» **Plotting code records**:

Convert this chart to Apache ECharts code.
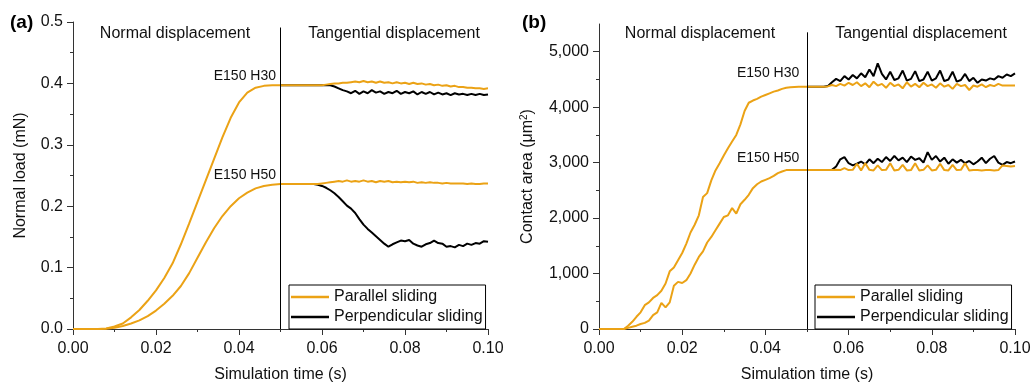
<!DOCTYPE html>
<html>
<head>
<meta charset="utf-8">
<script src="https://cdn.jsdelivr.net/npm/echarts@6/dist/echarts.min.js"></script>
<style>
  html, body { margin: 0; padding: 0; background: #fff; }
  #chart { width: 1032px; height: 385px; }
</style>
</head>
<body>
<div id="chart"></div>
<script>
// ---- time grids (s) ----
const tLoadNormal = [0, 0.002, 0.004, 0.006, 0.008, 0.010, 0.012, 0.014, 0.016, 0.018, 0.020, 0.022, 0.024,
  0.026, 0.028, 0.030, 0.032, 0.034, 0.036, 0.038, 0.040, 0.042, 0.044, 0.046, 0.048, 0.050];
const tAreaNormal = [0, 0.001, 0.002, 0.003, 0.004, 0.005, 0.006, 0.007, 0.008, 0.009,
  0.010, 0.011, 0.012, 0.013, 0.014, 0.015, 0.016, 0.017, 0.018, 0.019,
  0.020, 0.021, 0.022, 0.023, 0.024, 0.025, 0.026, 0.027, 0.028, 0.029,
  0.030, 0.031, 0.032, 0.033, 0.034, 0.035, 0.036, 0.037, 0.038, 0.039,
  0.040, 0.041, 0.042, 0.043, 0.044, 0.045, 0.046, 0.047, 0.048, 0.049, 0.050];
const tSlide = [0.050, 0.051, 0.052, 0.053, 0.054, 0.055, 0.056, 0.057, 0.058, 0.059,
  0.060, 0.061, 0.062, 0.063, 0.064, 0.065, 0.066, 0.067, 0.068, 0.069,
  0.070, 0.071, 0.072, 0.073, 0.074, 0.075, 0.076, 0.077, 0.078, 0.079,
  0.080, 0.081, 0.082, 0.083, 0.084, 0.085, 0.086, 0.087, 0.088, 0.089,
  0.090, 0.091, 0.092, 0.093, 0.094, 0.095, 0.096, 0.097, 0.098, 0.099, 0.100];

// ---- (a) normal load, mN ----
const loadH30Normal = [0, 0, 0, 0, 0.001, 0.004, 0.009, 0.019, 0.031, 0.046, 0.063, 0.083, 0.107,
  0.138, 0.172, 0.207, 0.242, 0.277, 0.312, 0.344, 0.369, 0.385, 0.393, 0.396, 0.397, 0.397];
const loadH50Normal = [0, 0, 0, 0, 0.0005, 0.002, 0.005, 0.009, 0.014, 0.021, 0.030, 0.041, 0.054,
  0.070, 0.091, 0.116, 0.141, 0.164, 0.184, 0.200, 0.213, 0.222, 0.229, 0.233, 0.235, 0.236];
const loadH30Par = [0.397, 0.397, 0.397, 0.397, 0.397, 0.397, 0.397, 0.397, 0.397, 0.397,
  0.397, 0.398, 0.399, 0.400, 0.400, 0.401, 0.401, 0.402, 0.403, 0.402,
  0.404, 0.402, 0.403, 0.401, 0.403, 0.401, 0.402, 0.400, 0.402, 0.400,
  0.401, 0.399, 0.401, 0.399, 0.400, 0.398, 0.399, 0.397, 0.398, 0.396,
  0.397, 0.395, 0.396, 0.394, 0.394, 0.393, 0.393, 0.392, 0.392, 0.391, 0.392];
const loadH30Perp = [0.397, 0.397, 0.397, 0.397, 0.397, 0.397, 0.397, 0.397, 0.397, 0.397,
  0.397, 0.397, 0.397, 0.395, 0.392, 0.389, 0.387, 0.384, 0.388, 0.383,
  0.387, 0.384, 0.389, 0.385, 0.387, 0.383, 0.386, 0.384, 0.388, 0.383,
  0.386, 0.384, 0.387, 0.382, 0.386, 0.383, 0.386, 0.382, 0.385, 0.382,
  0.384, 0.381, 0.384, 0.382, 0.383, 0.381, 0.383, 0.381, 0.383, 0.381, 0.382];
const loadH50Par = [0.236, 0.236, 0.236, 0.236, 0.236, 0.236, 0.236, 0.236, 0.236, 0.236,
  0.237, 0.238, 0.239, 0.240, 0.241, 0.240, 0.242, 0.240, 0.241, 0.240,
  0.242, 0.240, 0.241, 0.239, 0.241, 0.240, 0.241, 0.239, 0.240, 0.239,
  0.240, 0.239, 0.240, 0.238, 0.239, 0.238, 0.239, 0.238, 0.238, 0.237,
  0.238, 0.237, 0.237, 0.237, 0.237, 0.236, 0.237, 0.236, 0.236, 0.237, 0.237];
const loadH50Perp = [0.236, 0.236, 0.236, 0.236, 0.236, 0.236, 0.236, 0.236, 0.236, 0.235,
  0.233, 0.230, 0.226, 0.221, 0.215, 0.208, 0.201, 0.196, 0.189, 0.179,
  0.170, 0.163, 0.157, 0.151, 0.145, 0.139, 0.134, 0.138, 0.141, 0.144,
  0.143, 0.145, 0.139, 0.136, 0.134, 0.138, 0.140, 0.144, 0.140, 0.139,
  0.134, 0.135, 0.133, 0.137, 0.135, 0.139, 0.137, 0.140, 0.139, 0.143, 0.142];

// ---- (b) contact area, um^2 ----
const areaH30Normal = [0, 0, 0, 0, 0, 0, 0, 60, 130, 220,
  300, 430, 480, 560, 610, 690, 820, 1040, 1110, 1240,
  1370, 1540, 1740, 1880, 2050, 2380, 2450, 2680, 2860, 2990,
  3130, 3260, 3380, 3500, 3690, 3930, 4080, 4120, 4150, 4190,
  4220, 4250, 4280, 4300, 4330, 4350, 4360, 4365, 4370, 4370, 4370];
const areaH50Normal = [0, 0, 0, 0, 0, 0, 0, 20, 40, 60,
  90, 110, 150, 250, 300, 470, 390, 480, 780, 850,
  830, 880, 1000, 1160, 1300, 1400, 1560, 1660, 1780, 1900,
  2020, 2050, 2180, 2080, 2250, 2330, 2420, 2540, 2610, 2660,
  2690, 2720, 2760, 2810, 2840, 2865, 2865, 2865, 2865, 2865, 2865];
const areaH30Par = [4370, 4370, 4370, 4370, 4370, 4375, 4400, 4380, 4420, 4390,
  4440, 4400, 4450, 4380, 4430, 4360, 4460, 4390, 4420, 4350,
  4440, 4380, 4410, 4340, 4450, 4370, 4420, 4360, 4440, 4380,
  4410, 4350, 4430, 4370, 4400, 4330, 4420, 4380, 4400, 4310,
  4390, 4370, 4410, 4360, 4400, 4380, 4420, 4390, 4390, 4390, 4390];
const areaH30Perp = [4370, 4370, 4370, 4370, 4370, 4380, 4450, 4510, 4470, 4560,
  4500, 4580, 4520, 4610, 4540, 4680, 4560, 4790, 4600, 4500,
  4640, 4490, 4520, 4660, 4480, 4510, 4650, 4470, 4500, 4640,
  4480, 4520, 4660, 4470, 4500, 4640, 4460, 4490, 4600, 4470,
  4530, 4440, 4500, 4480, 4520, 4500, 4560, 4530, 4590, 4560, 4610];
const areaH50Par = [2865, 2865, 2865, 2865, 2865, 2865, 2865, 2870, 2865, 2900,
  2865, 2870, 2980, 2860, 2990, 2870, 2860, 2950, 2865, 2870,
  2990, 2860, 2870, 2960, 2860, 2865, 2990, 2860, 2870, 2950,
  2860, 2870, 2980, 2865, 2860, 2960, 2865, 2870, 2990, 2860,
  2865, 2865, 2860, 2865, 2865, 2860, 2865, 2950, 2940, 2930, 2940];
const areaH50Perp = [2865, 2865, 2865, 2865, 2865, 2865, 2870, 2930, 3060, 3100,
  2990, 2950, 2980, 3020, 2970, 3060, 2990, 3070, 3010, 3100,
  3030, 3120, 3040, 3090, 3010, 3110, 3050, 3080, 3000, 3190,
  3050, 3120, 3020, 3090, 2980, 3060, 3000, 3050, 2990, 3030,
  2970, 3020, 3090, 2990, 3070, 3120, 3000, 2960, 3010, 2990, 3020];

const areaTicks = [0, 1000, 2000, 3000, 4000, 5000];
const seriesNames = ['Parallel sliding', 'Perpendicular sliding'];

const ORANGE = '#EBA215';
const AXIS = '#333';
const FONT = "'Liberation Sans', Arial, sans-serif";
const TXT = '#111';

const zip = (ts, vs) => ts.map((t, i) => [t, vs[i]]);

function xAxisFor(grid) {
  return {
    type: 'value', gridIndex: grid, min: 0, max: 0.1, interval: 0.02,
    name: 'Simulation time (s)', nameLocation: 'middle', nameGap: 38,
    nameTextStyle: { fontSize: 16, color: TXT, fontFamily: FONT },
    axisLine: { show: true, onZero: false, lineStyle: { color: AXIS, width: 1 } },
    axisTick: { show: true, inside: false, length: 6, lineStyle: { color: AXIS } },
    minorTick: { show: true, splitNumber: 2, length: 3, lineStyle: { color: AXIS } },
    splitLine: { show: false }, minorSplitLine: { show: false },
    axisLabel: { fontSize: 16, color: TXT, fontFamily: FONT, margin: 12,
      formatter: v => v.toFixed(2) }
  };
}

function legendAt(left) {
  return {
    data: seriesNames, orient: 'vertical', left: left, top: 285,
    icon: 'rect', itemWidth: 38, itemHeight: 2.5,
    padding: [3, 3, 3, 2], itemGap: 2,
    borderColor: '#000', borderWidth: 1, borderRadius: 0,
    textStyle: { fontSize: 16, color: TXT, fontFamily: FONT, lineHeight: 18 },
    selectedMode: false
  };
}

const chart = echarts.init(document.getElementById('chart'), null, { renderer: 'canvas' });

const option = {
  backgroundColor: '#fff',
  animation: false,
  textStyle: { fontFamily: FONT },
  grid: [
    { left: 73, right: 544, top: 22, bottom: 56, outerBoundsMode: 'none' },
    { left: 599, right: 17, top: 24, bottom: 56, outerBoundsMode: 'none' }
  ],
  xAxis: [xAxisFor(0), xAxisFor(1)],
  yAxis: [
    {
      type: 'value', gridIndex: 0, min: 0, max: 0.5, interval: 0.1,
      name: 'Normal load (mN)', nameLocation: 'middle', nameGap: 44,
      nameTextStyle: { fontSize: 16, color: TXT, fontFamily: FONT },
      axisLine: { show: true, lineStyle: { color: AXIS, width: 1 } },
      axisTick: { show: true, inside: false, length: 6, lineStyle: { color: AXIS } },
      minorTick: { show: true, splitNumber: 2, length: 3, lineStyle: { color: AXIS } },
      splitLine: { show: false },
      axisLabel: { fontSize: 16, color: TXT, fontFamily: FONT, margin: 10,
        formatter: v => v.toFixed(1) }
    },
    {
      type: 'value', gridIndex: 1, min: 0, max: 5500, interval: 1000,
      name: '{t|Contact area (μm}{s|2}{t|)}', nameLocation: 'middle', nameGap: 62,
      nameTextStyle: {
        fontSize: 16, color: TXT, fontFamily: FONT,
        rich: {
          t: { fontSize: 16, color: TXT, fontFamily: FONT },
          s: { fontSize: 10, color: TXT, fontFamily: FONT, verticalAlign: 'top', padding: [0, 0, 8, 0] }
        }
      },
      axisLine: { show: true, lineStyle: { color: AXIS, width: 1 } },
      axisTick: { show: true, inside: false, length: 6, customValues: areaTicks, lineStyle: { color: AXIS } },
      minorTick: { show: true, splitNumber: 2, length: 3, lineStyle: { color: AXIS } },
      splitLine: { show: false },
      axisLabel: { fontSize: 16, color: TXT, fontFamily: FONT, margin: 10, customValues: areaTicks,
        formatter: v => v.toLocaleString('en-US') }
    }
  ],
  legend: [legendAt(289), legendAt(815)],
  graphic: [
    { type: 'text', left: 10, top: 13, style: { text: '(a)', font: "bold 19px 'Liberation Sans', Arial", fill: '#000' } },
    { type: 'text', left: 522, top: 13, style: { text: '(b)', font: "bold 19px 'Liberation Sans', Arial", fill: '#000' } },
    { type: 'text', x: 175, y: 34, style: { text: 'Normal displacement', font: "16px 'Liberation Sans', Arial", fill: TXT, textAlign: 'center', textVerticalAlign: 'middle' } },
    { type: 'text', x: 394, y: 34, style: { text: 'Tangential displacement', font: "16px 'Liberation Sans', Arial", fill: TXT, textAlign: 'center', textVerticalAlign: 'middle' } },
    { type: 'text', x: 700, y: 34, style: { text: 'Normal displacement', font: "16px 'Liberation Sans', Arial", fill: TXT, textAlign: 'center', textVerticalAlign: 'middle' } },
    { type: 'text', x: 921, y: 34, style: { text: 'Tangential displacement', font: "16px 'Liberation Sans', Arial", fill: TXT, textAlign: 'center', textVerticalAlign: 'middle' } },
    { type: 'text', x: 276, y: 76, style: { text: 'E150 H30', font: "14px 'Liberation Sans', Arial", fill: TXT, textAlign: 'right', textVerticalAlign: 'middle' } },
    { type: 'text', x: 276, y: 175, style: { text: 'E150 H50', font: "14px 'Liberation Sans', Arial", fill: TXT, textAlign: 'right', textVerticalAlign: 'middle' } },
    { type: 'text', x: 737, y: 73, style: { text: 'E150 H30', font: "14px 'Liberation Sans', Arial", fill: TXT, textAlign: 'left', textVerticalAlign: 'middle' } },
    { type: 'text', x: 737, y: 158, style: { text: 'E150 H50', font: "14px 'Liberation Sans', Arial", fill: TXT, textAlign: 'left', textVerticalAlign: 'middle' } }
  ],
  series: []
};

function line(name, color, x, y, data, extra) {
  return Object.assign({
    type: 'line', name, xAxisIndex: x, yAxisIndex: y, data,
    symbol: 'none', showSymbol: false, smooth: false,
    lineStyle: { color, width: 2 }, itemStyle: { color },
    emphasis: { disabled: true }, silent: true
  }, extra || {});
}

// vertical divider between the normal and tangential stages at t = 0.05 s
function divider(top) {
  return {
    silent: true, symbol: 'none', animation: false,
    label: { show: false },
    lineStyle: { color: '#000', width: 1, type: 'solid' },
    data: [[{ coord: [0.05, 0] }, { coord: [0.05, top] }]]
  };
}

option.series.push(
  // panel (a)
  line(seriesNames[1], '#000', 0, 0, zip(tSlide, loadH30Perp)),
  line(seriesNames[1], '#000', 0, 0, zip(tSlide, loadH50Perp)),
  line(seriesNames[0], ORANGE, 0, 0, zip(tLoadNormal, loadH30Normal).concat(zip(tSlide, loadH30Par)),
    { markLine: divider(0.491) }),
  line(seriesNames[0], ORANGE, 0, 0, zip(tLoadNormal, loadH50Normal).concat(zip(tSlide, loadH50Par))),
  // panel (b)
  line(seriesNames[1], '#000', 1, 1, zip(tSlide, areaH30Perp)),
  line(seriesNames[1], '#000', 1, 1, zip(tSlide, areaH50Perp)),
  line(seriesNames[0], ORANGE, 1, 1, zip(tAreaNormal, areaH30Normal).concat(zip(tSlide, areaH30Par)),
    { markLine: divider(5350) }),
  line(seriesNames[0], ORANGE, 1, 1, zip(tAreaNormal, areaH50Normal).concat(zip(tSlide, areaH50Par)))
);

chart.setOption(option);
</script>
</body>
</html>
...
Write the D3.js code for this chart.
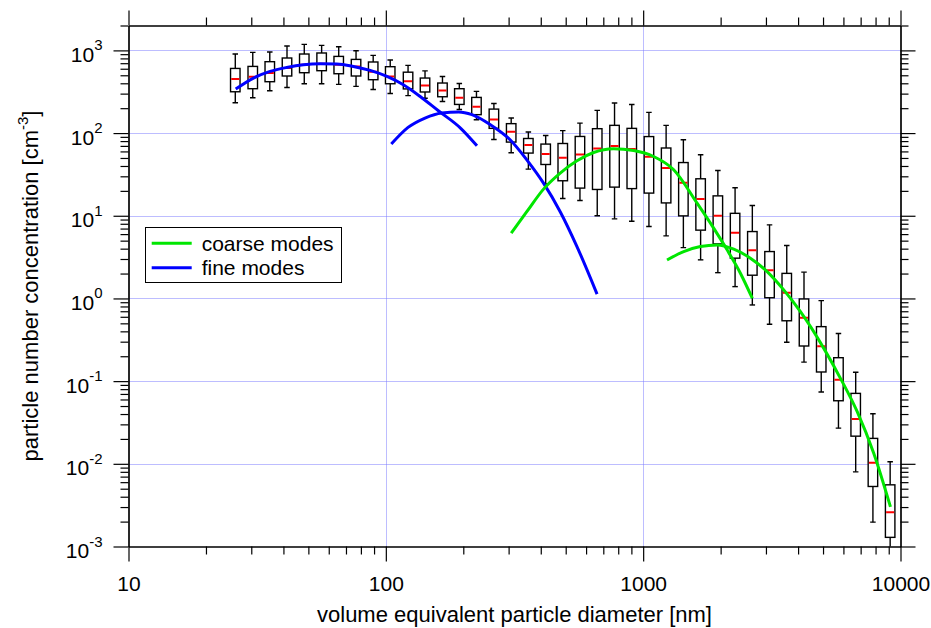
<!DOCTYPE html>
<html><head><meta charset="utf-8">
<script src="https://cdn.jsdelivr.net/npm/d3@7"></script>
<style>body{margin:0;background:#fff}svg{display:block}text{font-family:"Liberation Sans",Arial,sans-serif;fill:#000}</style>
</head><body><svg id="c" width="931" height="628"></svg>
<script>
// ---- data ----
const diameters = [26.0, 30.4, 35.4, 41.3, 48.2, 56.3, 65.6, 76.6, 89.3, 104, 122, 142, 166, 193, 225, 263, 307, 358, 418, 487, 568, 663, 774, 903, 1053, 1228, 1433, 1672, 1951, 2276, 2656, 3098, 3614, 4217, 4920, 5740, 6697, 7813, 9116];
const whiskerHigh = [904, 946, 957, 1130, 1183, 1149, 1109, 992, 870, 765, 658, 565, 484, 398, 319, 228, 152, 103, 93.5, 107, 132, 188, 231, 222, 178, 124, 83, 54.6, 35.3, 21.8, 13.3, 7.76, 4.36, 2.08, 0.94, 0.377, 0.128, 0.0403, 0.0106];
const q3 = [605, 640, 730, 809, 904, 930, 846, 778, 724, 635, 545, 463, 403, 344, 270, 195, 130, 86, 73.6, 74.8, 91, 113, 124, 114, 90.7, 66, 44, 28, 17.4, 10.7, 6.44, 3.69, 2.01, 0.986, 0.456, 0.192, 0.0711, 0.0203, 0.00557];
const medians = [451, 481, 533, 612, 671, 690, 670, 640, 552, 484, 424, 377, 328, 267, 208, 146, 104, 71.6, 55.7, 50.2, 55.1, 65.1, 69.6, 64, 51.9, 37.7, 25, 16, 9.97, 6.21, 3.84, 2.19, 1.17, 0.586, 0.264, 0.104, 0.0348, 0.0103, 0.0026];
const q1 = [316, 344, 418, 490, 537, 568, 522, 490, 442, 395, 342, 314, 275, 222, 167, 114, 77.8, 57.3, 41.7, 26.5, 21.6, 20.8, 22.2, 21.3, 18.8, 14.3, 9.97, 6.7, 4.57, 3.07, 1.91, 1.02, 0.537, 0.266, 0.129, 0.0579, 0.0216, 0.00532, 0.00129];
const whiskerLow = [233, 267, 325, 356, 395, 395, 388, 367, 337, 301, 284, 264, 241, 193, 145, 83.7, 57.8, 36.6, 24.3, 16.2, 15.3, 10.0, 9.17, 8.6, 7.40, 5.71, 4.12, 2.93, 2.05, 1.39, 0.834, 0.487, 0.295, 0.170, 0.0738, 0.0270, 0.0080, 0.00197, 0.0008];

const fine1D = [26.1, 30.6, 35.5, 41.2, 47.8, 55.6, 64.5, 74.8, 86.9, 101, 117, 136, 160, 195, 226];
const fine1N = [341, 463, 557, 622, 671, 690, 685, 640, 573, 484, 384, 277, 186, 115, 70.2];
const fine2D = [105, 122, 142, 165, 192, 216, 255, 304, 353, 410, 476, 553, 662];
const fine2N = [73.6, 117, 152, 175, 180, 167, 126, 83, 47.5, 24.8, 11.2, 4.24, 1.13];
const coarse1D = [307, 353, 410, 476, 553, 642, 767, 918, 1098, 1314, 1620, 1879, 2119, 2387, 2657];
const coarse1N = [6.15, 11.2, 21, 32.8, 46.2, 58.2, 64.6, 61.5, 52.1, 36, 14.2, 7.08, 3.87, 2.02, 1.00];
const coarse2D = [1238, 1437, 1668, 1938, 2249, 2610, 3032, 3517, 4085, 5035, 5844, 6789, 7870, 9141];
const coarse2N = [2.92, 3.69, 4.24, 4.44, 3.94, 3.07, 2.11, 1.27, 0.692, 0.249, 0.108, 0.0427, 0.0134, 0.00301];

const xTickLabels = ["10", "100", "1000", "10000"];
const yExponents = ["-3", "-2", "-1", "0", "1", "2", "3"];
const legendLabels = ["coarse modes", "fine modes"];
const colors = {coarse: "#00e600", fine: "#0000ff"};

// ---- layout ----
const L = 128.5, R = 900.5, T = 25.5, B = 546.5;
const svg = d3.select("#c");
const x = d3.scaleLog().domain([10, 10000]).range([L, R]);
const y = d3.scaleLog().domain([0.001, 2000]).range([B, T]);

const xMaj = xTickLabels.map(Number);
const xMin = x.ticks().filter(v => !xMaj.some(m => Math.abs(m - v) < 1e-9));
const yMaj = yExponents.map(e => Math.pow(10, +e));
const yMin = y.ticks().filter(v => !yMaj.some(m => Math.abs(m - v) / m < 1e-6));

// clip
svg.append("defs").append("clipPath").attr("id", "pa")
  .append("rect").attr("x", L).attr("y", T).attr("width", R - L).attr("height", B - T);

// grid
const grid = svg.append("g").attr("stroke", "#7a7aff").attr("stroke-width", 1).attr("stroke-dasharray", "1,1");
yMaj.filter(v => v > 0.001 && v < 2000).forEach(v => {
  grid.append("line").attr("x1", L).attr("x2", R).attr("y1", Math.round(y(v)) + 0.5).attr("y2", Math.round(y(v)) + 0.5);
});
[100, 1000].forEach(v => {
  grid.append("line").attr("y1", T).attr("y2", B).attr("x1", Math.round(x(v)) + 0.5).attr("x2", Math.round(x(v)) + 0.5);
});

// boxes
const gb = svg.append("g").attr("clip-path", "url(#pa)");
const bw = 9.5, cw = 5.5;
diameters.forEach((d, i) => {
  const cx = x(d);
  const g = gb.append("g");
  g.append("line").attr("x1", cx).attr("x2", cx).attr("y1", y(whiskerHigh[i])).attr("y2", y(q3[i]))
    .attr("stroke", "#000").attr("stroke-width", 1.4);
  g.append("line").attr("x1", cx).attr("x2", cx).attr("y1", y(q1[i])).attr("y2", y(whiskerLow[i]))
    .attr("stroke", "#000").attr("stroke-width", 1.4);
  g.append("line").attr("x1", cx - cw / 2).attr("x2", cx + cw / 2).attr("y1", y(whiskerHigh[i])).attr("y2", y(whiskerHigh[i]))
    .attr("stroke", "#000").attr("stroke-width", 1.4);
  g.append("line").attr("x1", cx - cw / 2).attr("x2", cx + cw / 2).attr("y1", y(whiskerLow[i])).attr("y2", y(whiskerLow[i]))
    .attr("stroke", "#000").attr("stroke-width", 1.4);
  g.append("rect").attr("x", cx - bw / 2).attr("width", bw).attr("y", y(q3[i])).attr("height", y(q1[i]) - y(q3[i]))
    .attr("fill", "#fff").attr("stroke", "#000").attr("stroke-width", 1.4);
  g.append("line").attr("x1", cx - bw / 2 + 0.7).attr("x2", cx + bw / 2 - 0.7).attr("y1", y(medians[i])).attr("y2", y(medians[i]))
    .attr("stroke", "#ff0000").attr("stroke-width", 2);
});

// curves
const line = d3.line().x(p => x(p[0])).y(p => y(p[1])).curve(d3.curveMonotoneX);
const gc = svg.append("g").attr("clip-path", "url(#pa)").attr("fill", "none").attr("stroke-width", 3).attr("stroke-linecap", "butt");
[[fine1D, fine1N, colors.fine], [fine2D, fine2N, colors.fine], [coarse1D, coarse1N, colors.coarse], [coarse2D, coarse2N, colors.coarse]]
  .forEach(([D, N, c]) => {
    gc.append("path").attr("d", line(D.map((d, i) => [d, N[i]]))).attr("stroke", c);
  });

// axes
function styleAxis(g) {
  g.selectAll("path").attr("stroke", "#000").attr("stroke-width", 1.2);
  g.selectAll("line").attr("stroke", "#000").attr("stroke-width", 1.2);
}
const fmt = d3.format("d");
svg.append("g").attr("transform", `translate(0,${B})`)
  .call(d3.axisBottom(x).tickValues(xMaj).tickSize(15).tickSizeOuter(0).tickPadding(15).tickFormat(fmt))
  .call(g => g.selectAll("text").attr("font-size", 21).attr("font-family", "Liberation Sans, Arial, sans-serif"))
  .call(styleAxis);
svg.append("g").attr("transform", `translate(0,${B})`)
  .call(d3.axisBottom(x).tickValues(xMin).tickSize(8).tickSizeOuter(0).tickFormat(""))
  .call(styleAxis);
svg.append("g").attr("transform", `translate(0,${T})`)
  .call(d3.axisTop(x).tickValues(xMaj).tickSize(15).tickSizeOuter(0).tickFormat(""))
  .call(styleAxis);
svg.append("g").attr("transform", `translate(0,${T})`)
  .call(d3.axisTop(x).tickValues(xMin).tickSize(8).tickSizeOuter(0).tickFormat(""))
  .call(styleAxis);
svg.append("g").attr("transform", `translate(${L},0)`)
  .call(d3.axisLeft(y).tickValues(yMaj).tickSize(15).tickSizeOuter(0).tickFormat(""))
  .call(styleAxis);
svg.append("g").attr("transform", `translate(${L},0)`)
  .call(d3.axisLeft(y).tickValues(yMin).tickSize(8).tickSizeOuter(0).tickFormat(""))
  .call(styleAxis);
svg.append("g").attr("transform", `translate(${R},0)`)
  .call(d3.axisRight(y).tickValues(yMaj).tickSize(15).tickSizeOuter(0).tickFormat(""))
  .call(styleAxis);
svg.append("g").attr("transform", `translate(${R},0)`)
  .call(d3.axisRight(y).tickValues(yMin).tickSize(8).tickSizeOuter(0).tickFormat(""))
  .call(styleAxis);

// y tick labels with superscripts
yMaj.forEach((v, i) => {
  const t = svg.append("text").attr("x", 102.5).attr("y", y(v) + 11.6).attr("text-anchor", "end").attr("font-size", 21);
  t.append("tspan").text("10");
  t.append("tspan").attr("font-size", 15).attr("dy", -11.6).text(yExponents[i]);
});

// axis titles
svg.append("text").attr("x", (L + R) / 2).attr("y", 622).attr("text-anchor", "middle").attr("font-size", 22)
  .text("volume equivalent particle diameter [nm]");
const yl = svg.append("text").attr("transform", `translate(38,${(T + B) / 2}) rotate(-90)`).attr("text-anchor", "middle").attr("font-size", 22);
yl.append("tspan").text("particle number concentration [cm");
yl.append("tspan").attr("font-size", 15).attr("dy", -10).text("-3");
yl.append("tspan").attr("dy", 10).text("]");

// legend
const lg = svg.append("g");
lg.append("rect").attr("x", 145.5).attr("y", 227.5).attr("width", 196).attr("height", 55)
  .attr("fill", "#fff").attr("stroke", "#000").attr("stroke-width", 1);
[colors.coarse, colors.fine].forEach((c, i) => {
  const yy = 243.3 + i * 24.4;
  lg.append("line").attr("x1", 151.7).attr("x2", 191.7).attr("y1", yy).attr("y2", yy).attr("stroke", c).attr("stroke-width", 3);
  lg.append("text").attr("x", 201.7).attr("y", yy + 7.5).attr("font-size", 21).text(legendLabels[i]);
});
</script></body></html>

» **PROBLEM TO WORK ON**: Drop the images and output only the lines from the one that contains "Convert this chart to Apache ECharts code." to the one that contains "0.098, 0.099, 0.100];", both included.

» **ANSWER TO THIS EXERCISE**:
Convert this chart to Apache ECharts code.
<!DOCTYPE html>
<html>
<head>
<meta charset="utf-8">
<script src="https://cdn.jsdelivr.net/npm/echarts@6/dist/echarts.min.js"></script>
<style>
  html, body { margin: 0; padding: 0; background: #fff; }
  #chart { width: 1032px; height: 385px; }
</style>
</head>
<body>
<div id="chart"></div>
<script>
// ---- time grids (s) ----
const tLoadNormal = [0, 0.002, 0.004, 0.006, 0.008, 0.010, 0.012, 0.014, 0.016, 0.018, 0.020, 0.022, 0.024,
  0.026, 0.028, 0.030, 0.032, 0.034, 0.036, 0.038, 0.040, 0.042, 0.044, 0.046, 0.048, 0.050];
const tAreaNormal = [0, 0.001, 0.002, 0.003, 0.004, 0.005, 0.006, 0.007, 0.008, 0.009,
  0.010, 0.011, 0.012, 0.013, 0.014, 0.015, 0.016, 0.017, 0.018, 0.019,
  0.020, 0.021, 0.022, 0.023, 0.024, 0.025, 0.026, 0.027, 0.028, 0.029,
  0.030, 0.031, 0.032, 0.033, 0.034, 0.035, 0.036, 0.037, 0.038, 0.039,
  0.040, 0.041, 0.042, 0.043, 0.044, 0.045, 0.046, 0.047, 0.048, 0.049, 0.050];
const tSlide = [0.050, 0.051, 0.052, 0.053, 0.054, 0.055, 0.056, 0.057, 0.058, 0.059,
  0.060, 0.061, 0.062, 0.063, 0.064, 0.065, 0.066, 0.067, 0.068, 0.069,
  0.070, 0.071, 0.072, 0.073, 0.074, 0.075, 0.076, 0.077, 0.078, 0.079,
  0.080, 0.081, 0.082, 0.083, 0.084, 0.085, 0.086, 0.087, 0.088, 0.089,
  0.090, 0.091, 0.092, 0.093, 0.094, 0.095, 0.096, 0.097, 0.098, 0.099, 0.100];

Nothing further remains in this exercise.